((

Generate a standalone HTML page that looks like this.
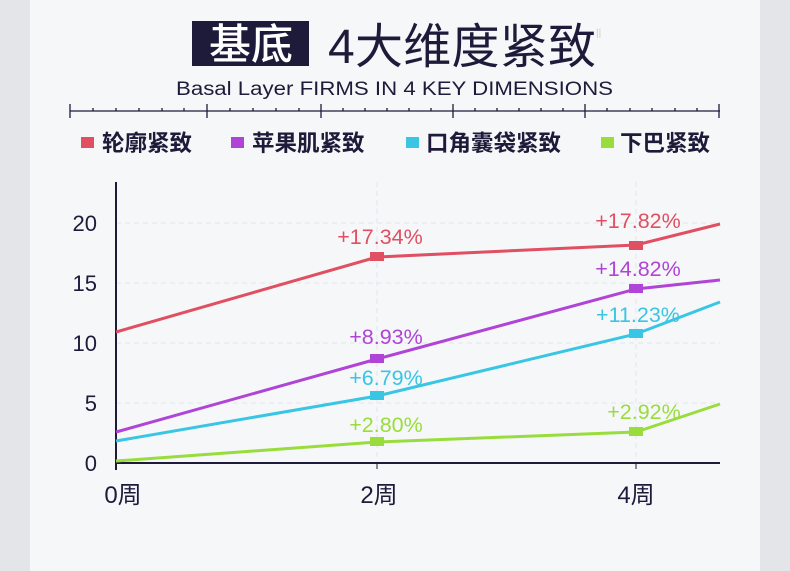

))
((

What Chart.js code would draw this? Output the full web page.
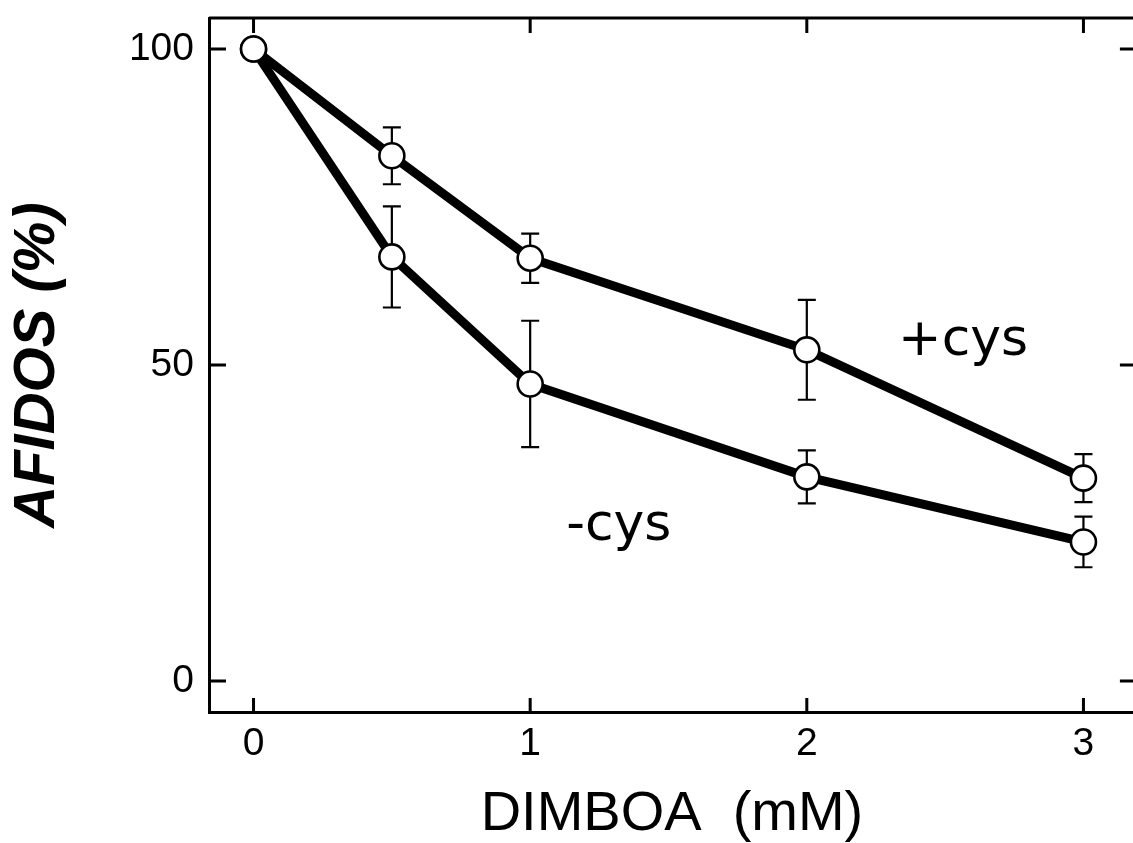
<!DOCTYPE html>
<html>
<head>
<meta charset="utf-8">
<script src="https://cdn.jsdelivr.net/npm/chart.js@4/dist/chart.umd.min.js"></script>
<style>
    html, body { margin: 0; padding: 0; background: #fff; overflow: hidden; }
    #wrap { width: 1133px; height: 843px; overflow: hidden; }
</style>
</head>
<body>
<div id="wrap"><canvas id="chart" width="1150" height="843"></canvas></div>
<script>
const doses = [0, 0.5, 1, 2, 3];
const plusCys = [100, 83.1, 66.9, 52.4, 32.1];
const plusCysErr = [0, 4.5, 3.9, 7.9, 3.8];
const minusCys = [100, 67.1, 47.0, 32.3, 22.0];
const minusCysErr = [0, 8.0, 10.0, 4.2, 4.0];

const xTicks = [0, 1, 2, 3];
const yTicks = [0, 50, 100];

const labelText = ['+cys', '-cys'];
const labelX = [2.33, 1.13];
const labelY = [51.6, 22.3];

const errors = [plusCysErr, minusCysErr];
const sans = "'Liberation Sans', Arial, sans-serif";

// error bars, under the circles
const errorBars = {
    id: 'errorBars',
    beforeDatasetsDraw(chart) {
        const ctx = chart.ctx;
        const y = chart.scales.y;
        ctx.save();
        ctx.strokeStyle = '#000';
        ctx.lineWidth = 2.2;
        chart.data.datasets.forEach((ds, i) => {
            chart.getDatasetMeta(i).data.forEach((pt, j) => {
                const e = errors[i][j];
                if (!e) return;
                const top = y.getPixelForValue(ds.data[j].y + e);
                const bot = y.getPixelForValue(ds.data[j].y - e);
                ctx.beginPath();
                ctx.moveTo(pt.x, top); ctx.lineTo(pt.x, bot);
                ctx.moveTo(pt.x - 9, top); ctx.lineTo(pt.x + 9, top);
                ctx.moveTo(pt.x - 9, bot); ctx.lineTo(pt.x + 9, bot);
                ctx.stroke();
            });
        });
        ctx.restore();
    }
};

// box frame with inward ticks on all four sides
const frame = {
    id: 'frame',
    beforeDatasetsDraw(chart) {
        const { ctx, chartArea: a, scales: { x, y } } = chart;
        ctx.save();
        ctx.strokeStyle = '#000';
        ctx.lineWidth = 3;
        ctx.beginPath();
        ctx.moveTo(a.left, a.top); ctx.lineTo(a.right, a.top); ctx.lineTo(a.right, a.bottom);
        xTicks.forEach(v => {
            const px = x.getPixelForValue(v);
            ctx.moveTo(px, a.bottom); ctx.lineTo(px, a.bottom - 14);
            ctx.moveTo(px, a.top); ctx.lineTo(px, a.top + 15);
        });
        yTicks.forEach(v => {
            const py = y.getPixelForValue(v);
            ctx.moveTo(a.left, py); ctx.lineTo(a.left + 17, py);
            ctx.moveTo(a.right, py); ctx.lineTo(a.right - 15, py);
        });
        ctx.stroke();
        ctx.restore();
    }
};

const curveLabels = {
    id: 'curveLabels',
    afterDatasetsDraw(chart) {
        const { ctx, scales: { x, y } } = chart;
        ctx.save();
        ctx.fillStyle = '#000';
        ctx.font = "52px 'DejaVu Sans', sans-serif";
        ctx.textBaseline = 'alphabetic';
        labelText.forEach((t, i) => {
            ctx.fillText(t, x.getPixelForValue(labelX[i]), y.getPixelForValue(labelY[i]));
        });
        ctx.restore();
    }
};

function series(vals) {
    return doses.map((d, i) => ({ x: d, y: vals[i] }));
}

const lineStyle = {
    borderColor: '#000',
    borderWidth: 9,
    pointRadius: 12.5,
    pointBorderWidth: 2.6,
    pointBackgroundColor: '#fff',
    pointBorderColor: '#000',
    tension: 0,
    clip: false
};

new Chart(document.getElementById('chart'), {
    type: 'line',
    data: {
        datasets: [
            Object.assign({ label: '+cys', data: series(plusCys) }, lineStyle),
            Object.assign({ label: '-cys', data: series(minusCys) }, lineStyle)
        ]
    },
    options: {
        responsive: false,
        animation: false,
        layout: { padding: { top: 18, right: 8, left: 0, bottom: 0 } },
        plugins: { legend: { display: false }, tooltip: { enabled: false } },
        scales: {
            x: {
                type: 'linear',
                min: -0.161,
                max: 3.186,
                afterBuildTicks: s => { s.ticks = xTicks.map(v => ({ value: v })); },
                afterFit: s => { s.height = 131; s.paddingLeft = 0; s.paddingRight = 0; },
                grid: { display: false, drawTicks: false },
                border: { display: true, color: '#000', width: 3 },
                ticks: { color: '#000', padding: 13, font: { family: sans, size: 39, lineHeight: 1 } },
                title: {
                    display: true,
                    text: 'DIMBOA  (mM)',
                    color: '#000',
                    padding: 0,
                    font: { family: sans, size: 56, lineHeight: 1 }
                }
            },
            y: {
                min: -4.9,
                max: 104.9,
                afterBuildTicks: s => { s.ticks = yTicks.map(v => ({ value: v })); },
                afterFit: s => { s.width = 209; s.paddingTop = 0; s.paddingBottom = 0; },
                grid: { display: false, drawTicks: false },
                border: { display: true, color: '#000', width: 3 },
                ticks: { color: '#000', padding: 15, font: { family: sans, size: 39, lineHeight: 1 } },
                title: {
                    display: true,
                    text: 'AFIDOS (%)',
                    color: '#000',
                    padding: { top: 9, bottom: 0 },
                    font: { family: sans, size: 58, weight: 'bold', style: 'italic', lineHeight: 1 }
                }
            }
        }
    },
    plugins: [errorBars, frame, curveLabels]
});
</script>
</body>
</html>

))

WHAT YOU WILL DO — The material above holds pictures; leave them out. Repeat exactly the lines from the one containing "What Chart.js code" through the one containing "const yTicks = [0, 50, 100];", and nothing else.

RESPONSE TO THIS EXERCISE —
What Chart.js code would draw this? Output the full web page.
<!DOCTYPE html>
<html>
<head>
<meta charset="utf-8">
<script src="https://cdn.jsdelivr.net/npm/chart.js@4/dist/chart.umd.min.js"></script>
<style>
    html, body { margin: 0; padding: 0; background: #fff; overflow: hidden; }
    #wrap { width: 1133px; height: 843px; overflow: hidden; }
</style>
</head>
<body>
<div id="wrap"><canvas id="chart" width="1150" height="843"></canvas></div>
<script>
const doses = [0, 0.5, 1, 2, 3];
const plusCys = [100, 83.1, 66.9, 52.4, 32.1];
const plusCysErr = [0, 4.5, 3.9, 7.9, 3.8];
const minusCys = [100, 67.1, 47.0, 32.3, 22.0];
const minusCysErr = [0, 8.0, 10.0, 4.2, 4.0];

const xTicks = [0, 1, 2, 3];
const yTicks = [0, 50, 100];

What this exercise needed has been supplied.